One of my favorite hikes during our visit was to a special and sacred cave that the locals have tried to keep secret from the mainstream. It’s off a well-trafficked, marked trail, but the small side trail to the cave isn’t marked or mapped. As a matter of fact, the turn is blocked by tree stumps and branches. If you weren’t looking for it, you would miss it. The cave was where locals say that Native Americans living in the area would go to give birth. When you see the shape of the mouth of the cave, you can understand why they would have picked this place. It’s a steep and slippery scramble to cave’s interior. Once there, your perspective shifts from close and intimate to vast, steep and wide, and you feel as if you’re being expelled into the world as you look out onto the landscape. I have a phobia of steepness, so I literally had to slide back down out of the cave on my butt over rocks and sand, for fear of being flung out into the cacti and juniper a hundred feet below. The cave seemed to tell me that to find her was an exercise in intuition and trust, but to leave I had to get down, down, down on my back and belly and kiss the earth. I had to know the ground, to become intimate with the earth in order to fully experience the cave.
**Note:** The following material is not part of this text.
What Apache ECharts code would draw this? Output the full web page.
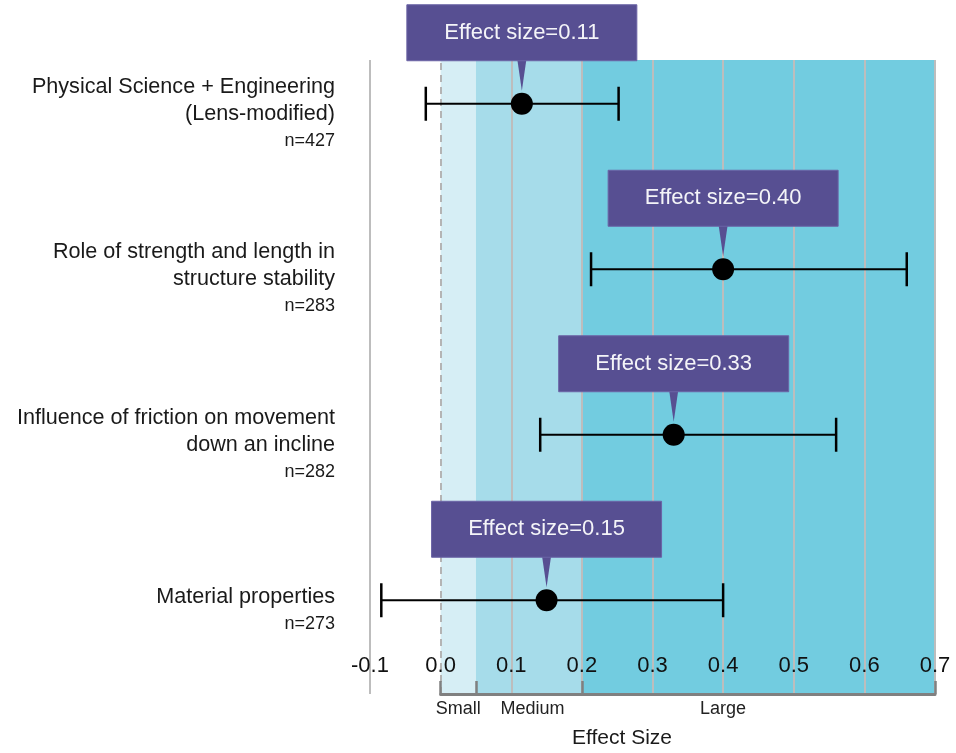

My journey to Sedona left me feeling calm, present, and transformed—if only for a few days. The residual feeling is still with me several days after returning home. I hope to go back again some year, perhaps in late Spring when the trees are fully leafed out or in September when the valley glows with autumn foliage. It’s a place where you can explore all the ancient places in your soul as you contemplate the sublime beauty of the high Arizona desert.